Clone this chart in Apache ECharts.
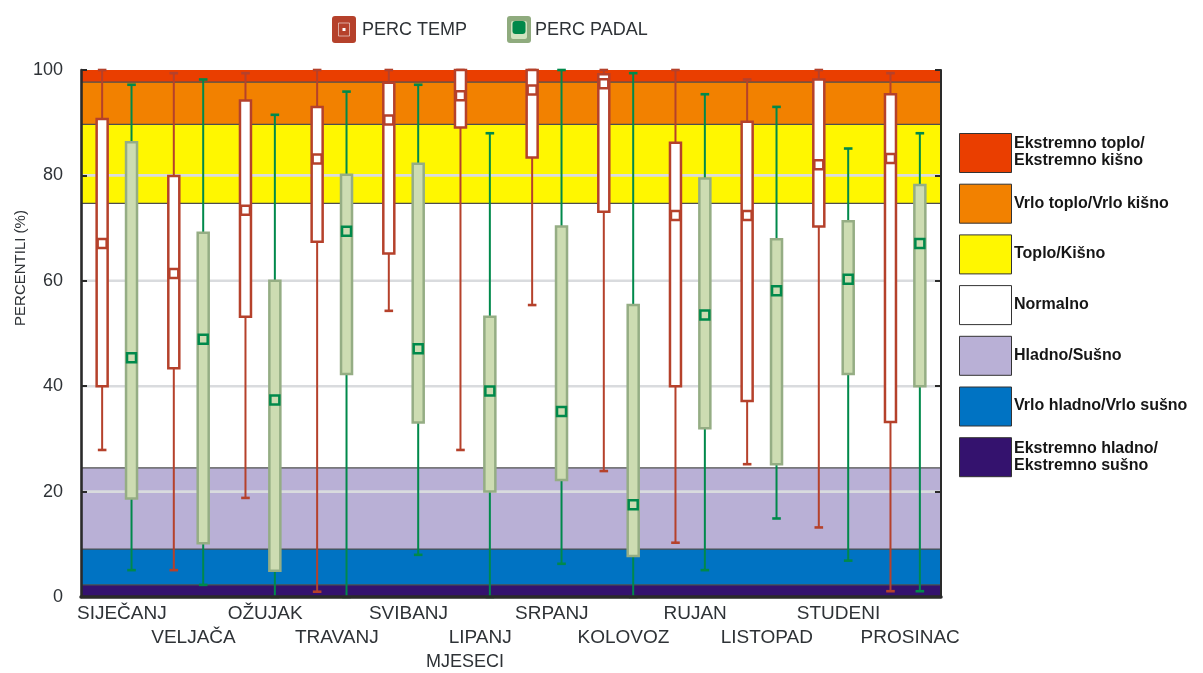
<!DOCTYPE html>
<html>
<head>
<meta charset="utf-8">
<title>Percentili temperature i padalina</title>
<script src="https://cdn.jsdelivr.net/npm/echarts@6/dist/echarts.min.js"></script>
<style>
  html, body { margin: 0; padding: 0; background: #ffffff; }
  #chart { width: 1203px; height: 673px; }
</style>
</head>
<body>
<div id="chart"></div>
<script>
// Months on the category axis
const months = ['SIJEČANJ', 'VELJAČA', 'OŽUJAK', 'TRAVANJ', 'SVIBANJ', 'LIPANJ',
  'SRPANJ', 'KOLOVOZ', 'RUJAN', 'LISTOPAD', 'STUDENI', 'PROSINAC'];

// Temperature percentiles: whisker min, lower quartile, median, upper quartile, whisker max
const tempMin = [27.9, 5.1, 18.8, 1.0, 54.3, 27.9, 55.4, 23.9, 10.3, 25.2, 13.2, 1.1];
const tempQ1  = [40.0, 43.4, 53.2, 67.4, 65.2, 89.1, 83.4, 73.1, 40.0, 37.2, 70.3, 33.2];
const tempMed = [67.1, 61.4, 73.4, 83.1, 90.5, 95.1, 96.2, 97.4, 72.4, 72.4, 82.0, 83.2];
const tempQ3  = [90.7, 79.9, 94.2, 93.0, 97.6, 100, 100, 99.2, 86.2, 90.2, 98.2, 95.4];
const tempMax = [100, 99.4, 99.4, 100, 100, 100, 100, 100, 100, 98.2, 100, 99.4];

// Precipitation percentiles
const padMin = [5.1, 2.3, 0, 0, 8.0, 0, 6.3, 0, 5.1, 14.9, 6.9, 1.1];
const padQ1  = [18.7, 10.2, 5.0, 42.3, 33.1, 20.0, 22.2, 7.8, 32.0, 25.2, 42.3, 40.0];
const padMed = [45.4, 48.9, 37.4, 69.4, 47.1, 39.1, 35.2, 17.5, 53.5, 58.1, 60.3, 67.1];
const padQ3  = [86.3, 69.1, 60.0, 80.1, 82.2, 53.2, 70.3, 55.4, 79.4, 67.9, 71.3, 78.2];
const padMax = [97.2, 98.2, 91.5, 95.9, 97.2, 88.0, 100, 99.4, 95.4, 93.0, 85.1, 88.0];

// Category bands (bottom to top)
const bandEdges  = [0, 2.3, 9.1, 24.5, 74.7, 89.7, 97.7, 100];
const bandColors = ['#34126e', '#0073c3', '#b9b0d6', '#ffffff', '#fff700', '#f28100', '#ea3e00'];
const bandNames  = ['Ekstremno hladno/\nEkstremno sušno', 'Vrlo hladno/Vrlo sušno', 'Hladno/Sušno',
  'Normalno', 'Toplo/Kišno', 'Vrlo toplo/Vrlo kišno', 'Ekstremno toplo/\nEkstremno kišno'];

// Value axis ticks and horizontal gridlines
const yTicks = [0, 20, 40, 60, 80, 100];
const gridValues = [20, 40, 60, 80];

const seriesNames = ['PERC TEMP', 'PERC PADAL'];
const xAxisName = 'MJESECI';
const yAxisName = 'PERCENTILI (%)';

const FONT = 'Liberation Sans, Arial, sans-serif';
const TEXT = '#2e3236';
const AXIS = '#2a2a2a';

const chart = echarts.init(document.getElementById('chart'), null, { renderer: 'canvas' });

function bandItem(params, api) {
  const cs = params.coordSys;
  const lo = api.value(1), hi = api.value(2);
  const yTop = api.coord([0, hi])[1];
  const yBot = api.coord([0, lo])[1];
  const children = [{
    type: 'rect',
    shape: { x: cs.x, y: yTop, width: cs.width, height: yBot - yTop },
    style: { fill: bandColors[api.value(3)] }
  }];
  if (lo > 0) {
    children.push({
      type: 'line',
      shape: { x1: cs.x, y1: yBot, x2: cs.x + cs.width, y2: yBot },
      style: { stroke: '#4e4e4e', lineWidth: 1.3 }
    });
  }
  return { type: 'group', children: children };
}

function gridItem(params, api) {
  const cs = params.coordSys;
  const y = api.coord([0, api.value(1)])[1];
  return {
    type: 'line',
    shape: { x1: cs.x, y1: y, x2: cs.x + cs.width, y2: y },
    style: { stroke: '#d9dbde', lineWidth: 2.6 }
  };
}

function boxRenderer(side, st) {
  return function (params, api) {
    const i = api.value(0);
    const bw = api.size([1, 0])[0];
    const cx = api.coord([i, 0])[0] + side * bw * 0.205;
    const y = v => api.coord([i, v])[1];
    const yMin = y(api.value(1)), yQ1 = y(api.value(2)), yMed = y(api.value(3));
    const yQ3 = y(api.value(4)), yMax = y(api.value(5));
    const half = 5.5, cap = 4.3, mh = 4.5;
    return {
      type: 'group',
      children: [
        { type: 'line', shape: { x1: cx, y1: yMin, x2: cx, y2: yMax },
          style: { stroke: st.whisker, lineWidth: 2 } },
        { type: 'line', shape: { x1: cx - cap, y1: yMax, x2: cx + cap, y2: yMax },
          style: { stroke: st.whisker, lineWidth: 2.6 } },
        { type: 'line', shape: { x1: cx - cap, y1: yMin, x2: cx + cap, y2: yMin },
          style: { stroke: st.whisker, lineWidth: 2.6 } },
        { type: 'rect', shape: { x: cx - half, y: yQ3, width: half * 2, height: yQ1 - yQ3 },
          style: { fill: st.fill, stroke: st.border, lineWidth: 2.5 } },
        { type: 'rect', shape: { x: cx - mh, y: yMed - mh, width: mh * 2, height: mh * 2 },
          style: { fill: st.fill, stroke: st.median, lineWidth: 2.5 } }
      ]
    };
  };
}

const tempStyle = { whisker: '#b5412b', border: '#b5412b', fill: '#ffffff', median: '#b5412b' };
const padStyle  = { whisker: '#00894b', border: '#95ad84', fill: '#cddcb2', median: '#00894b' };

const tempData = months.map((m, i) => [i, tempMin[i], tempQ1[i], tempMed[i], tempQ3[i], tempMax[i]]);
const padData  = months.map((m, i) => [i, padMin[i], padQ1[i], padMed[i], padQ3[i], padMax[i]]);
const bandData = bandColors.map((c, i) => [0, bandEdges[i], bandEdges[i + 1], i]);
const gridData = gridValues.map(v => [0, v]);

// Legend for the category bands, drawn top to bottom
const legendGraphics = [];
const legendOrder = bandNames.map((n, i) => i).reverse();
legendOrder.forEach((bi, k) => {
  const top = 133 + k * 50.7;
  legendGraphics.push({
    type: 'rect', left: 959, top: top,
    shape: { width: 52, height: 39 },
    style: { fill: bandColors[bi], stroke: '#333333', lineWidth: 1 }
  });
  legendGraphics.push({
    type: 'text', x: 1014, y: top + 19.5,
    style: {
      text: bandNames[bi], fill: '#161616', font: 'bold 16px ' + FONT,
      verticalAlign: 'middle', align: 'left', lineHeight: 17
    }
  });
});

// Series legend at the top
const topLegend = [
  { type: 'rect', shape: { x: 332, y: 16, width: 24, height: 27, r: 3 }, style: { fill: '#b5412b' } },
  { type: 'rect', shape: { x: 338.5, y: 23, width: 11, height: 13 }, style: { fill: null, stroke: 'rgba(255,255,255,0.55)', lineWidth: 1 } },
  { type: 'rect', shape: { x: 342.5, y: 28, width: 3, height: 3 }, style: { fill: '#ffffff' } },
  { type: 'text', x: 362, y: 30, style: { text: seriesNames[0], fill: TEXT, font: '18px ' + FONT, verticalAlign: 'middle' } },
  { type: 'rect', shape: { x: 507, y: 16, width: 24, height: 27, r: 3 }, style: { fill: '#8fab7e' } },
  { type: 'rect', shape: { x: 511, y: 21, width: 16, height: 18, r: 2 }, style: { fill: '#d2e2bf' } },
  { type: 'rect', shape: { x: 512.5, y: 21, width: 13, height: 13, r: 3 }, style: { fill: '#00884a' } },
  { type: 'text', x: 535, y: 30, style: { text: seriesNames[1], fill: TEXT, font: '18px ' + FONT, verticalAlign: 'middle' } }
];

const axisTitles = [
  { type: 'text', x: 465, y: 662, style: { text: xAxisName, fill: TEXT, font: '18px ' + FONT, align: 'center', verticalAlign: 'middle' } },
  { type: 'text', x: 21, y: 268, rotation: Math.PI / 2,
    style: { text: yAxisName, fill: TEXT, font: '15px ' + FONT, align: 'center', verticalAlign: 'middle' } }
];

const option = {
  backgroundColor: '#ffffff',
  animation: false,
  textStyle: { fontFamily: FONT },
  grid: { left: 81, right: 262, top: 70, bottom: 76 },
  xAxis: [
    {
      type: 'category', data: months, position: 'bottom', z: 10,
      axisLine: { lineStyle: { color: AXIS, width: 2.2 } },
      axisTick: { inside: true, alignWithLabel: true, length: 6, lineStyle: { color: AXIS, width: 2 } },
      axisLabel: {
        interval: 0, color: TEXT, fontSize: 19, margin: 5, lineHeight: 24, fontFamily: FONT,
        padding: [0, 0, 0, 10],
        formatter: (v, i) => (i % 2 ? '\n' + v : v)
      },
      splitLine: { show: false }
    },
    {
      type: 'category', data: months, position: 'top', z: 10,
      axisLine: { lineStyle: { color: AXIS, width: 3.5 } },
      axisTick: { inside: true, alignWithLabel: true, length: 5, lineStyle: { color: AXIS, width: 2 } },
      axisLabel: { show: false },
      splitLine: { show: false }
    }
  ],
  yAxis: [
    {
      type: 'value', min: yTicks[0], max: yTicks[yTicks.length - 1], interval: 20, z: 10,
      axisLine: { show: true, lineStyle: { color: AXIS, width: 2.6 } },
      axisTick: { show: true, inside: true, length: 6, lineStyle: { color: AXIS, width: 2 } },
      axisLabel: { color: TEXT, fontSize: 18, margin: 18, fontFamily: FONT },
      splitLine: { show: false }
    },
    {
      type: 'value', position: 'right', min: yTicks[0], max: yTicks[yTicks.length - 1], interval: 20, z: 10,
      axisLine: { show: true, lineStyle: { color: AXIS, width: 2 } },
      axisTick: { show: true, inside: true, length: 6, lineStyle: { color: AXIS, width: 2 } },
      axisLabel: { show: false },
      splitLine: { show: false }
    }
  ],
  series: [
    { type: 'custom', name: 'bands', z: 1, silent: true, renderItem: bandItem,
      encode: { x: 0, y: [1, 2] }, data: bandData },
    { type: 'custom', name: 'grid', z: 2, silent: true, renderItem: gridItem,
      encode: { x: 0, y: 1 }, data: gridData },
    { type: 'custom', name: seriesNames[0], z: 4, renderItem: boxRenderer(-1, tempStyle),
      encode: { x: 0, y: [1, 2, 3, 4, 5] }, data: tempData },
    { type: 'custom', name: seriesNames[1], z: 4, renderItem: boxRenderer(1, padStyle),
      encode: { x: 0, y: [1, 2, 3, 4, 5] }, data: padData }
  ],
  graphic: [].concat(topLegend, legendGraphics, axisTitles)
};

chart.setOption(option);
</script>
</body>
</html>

----

Request
Write out an exact copy of the listing, first line through the line containing "const yAxisName = 'PERCENTILI (%)';", with the pictures left out.

Exercise output
Clone this chart in Apache ECharts.
<!DOCTYPE html>
<html>
<head>
<meta charset="utf-8">
<title>Percentili temperature i padalina</title>
<script src="https://cdn.jsdelivr.net/npm/echarts@6/dist/echarts.min.js"></script>
<style>
  html, body { margin: 0; padding: 0; background: #ffffff; }
  #chart { width: 1203px; height: 673px; }
</style>
</head>
<body>
<div id="chart"></div>
<script>
// Months on the category axis
const months = ['SIJEČANJ', 'VELJAČA', 'OŽUJAK', 'TRAVANJ', 'SVIBANJ', 'LIPANJ',
  'SRPANJ', 'KOLOVOZ', 'RUJAN', 'LISTOPAD', 'STUDENI', 'PROSINAC'];

// Temperature percentiles: whisker min, lower quartile, median, upper quartile, whisker max
const tempMin = [27.9, 5.1, 18.8, 1.0, 54.3, 27.9, 55.4, 23.9, 10.3, 25.2, 13.2, 1.1];
const tempQ1  = [40.0, 43.4, 53.2, 67.4, 65.2, 89.1, 83.4, 73.1, 40.0, 37.2, 70.3, 33.2];
const tempMed = [67.1, 61.4, 73.4, 83.1, 90.5, 95.1, 96.2, 97.4, 72.4, 72.4, 82.0, 83.2];
const tempQ3  = [90.7, 79.9, 94.2, 93.0, 97.6, 100, 100, 99.2, 86.2, 90.2, 98.2, 95.4];
const tempMax = [100, 99.4, 99.4, 100, 100, 100, 100, 100, 100, 98.2, 100, 99.4];

// Precipitation percentiles
const padMin = [5.1, 2.3, 0, 0, 8.0, 0, 6.3, 0, 5.1, 14.9, 6.9, 1.1];
const padQ1  = [18.7, 10.2, 5.0, 42.3, 33.1, 20.0, 22.2, 7.8, 32.0, 25.2, 42.3, 40.0];
const padMed = [45.4, 48.9, 37.4, 69.4, 47.1, 39.1, 35.2, 17.5, 53.5, 58.1, 60.3, 67.1];
const padQ3  = [86.3, 69.1, 60.0, 80.1, 82.2, 53.2, 70.3, 55.4, 79.4, 67.9, 71.3, 78.2];
const padMax = [97.2, 98.2, 91.5, 95.9, 97.2, 88.0, 100, 99.4, 95.4, 93.0, 85.1, 88.0];

// Category bands (bottom to top)
const bandEdges  = [0, 2.3, 9.1, 24.5, 74.7, 89.7, 97.7, 100];
const bandColors = ['#34126e', '#0073c3', '#b9b0d6', '#ffffff', '#fff700', '#f28100', '#ea3e00'];
const bandNames  = ['Ekstremno hladno/\nEkstremno sušno', 'Vrlo hladno/Vrlo sušno', 'Hladno/Sušno',
  'Normalno', 'Toplo/Kišno', 'Vrlo toplo/Vrlo kišno', 'Ekstremno toplo/\nEkstremno kišno'];

// Value axis ticks and horizontal gridlines
const yTicks = [0, 20, 40, 60, 80, 100];
const gridValues = [20, 40, 60, 80];

const seriesNames = ['PERC TEMP', 'PERC PADAL'];
const xAxisName = 'MJESECI';
const yAxisName = 'PERCENTILI (%)';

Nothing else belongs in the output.